The students were dressed in styles that ran the gamut from trendy
to what can only be described, at this age, as defiant. Watching them,
it is easy to forget this school is one of the best in the region, its students
anything but superficial. This is what I came to love about Linden:
it celebrates academic rigor and the diversity of its students in
equal parts. Over the course of a day with eight groups of ninth
graders, I began each meeting with the same question: “What are
some of the differences between the ways guys and girls are mean?”
From periods one through eight, I heard the same responses.
Girls can turn on you for anything,” said one. “Girls whisper,” said
another. “They glare at you.” With growing certainty, they fired out
answers:
“Girls are secretive.”
“They destroy you from the inside.”
“Girls are manipulative.”
“There’s an aspect of evil in girls that there isn’t in boys.”
“Girls target you where they know you’re weakest.”
“Girls do a lot behind each other’s backs.”
“Girls plan and premeditate.”
“With guys you know where you stand.”
“I feel a lot safer with guys.”
In bold, matter-of-fact voices, girls described themselves to me as
disloyal, untrustworthy, and sneaky.
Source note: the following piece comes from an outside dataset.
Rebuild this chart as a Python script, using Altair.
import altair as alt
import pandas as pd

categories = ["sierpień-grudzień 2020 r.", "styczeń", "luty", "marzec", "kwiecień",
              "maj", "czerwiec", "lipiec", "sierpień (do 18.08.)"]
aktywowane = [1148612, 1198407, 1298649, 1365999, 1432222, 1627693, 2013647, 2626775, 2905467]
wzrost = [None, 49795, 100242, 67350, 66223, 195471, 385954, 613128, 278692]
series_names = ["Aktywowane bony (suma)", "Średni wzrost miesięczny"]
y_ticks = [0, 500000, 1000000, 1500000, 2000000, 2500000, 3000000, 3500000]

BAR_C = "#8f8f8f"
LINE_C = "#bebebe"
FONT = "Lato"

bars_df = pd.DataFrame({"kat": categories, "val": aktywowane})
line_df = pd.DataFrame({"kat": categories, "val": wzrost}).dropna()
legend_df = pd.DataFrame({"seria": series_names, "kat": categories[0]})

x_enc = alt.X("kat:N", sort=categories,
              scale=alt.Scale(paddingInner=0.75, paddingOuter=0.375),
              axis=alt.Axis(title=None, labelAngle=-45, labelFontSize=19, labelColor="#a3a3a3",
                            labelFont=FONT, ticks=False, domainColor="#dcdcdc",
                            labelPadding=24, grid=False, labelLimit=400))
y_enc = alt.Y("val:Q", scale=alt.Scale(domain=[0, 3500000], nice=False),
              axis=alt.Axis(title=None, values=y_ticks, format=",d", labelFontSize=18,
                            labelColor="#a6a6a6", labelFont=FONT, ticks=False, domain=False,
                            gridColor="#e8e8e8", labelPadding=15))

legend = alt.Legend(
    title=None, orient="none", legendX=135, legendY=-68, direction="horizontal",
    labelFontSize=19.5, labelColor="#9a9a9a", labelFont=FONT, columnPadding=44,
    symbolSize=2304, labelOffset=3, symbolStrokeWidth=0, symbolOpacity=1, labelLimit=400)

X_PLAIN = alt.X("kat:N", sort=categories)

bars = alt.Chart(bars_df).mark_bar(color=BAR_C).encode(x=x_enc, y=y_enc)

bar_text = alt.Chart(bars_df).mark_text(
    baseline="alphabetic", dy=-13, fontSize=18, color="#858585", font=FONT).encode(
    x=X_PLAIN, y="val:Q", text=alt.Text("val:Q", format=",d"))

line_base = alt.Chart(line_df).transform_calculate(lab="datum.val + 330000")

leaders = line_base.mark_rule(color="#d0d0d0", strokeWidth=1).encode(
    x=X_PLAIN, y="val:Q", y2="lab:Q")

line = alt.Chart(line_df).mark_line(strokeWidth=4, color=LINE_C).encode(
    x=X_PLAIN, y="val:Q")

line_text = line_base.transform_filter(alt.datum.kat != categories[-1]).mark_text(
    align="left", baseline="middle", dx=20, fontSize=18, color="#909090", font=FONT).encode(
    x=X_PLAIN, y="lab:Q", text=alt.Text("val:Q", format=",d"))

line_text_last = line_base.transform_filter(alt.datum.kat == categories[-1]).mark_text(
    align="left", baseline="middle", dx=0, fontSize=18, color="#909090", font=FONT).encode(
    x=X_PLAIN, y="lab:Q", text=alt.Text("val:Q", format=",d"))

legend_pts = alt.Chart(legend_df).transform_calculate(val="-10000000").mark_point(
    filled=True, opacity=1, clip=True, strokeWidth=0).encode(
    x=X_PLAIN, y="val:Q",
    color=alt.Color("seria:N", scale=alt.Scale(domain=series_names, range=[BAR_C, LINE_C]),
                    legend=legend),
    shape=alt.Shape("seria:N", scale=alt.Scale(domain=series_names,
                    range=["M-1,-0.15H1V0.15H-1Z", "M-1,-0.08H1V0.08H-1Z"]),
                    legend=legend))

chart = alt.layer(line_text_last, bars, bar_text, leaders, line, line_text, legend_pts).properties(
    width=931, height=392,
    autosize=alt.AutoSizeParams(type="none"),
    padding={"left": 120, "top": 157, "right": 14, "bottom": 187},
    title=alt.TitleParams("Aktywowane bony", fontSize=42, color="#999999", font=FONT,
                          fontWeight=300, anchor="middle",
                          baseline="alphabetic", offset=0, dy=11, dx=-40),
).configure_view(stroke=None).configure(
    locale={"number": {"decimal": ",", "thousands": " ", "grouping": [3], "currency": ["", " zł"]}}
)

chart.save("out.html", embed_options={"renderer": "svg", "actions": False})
They claimed girls use intimacy
to manipulate and overpower others. They said girls are fake, using
each other to move up the social hierarchy. They described girls as
unforgiving and crafty, lying in wait for a moment of revenge that
will catch the unwitting target off guard and, with an almost savage
eye-for-an-eye mentality, “make her feel the way I felt.”
The girls’ stories about their conflicts were casual and at times
filled with self-hatred. In almost every group session I held, someone
volunteered her wish to have been born a boy because boys can
“fight and have it be over with.”
Girls tell stories of their anger in a culture that does not define
their behaviors as aggression. As a result, their narratives are filled
with destructive myths about the inherent duplicity of females. As
poet and essayist Adrienne Rich notes,4 “We have been depicted as
generally whimsical, deceitful, subtle, vacillating.”
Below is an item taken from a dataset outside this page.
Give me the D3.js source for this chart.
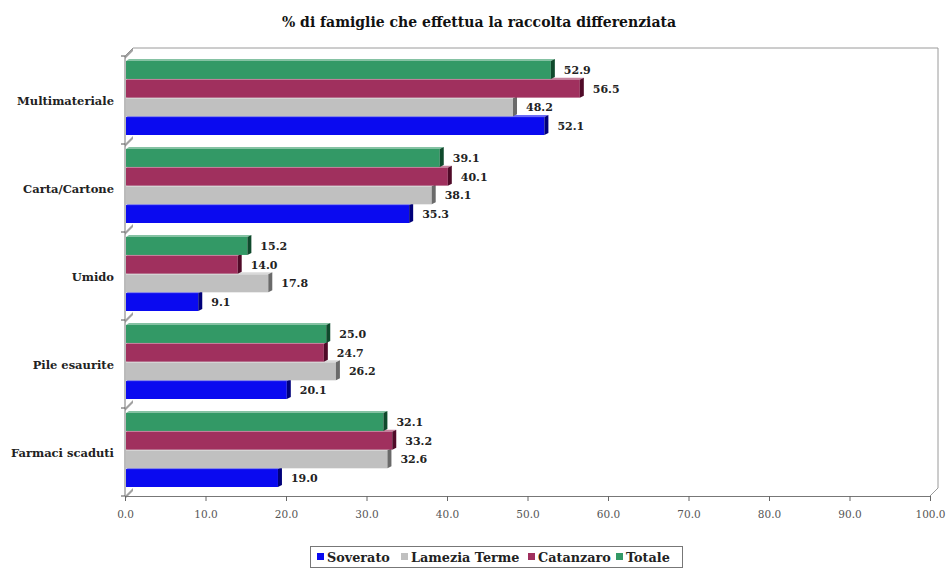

Since the dawn of time, women and girls have been portrayed
as jealous and underhanded, prone to betrayal, disobedience, and secrecy.
Lacking a public identity or language, girls’ nonphysical aggression
is called “catty,” “crafty,” “evil,” and “cunning.” Rarely the
object of research or critical thought, this behavior is seen as a natural
phase in girls’ development. As a result, schools write off girls’
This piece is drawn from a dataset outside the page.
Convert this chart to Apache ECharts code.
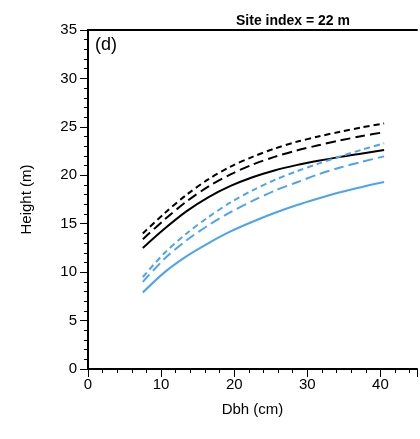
<!DOCTYPE html>
<html><head><meta charset="utf-8">
<script src="https://cdn.jsdelivr.net/npm/echarts@6/dist/echarts.min.js"></script>
<style>html,body{margin:0;padding:0;background:#fff}#c{width:420px;height:439px}</style>
</head><body><div id="c"></div>
<script>
const dbh = [7.5, 10.5, 13.5, 16.5, 19.5, 22.5, 25.5, 28.5, 31.5, 34.5, 37.5, 40.5];
const blackShortDash = [14.0, 16.1, 18.0, 19.6, 20.9, 21.9, 22.75, 23.45, 24.0, 24.5, 24.95, 25.35];
const blackLongDash  = [13.4, 15.45, 17.3, 18.85, 20.1, 21.1, 21.9, 22.55, 23.1, 23.6, 24.05, 24.45];
const blackSolid     = [12.5, 14.5, 16.3, 17.75, 18.9, 19.8, 20.5, 21.05, 21.5, 21.9, 22.25, 22.6];
const blueShortDash  = [9.5, 12.0, 14.0, 15.7, 17.2, 18.45, 19.5, 20.4, 21.2, 21.95, 22.65, 23.3];
const blueLongDash   = [9.0, 11.4, 13.3, 14.85, 16.2, 17.35, 18.4, 19.25, 20.1, 20.8, 21.4, 21.95];
const blueSolid      = [7.9, 10.0, 11.65, 13.0, 14.2, 15.2, 16.1, 16.9, 17.6, 18.25, 18.8, 19.3];
const xTicks = [0, 10, 20, 30, 40];
const titleText = 'Site index = 22 m';
const panelLabel = '(d)';

const BLACK = '#000000', BLUE = '#4ca3f2';
const FONT = 'Liberation Sans, Arial, sans-serif';
function mk(vals, color, dash) {
  return {
    type: 'line', data: dbh.map((x, i) => [x, vals[i]]), smooth: 0.3,
    showSymbol: false, symbol: 'none',
    lineStyle: { color: color, width: 2, type: dash }
  };
}
const chart = echarts.init(document.getElementById('c'));
chart.setOption({
  animation: false,
  title: { text: titleText, left: 288, top: 9, textAlign: 'center',
    textStyle: { fontFamily: FONT, fontSize: 14, fontWeight: 'bold', color: '#000' } },
  grid: { left: 88, top: 30, bottom: 70, right: -5.5, containLabel: false },
  xAxis: [{
    type: 'value', min: 0, max: 45, interval: 10,
    name: 'Dbh (cm)', nameLocation: 'middle', nameGap: 33,
    nameTextStyle: { fontFamily: FONT, fontSize: 15, color: '#000' },
    axisLine: { lineStyle: { color: '#000', width: 2 } },
    axisTick: { length: 8, lineStyle: { color: '#000', width: 1 } },
    minorTick: { show: true, splitNumber: 5, length: 4, lineStyle: { color: '#000', width: 1 } },
    axisLabel: { margin: 8, fontFamily: FONT, fontSize: 15, color: '#000',
      formatter: v => xTicks.indexOf(v) >= 0 ? String(v) : '' },
    splitLine: { show: false }
  }, {
    type: 'value', position: 'top', min: 0, max: 45,
    axisLine: { show: true, onZero: false, lineStyle: { color: '#000', width: 2 } },
    axisTick: { show: false }, axisLabel: { show: false }, splitLine: { show: false }
  }],
  yAxis: {
    type: 'value', min: 0, max: 35, interval: 5,
    name: 'Height (m)', nameLocation: 'middle', nameGap: 54,
    nameTextStyle: { fontFamily: FONT, fontSize: 15, color: '#000' },
    axisLine: { lineStyle: { color: '#000', width: 2 } },
    axisTick: { length: 8, lineStyle: { color: '#000', width: 1 } },
    minorTick: { show: true, splitNumber: 5, length: 4, lineStyle: { color: '#000', width: 1 } },
    axisLabel: { margin: 11, fontFamily: FONT, fontSize: 15, color: '#000' },
    splitLine: { show: false }
  },
  graphic: [{ type: 'text', left: 95, top: 36,
    style: { text: panelLabel, font: '18px ' + FONT, fill: '#000' } }],
  series: [
    mk(blackShortDash, BLACK, [6, 4]),
    mk(blackLongDash, BLACK, [10, 5]),
    mk(blackSolid, BLACK, 'solid'),
    mk(blueShortDash, BLUE, [6, 4]),
    mk(blueLongDash, BLUE, [10, 5]),
    mk(blueSolid, BLUE, 'solid')
  ]
});
</script></body></html>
conflicts as a rite of passage, as simply “what girls do.”
What would it mean to name girls’ aggression? Why have myths
and stereotypes served us so well and so long?
Aggression is a powerful barometer of our social values. According
to sociologist Anne Campbell, attitudes toward aggression crys-
tallize sex roles, or the idea that we expect certain responsibilities to
be assumed by males and females because of their sex.5 Riot grrls and
women’s soccer notwithstanding, Western society still expects boys
to become family providers and protectors, and girls to be nurturers
and mothers. Aggression is the hallmark of masculinity; it enables
men to control their environment and livelihoods. For better or for
worse, boys enjoy total access to the rough and tumble. The link
begins early: the popularity of boys is in large part determined by
their willingness to play rough. They get peers’ respect for athletic
prowess, resisting authority, and acting tough, troublesome, dominating,
cool, and confident.
On the other side of the aisle, females are expected to mature into
caregivers, a role deeply at odds with aggression. Consider the ideal
of the “good mother”: She provides unconditional love and care for
her family, whose health and daily supervision are her primary objectives.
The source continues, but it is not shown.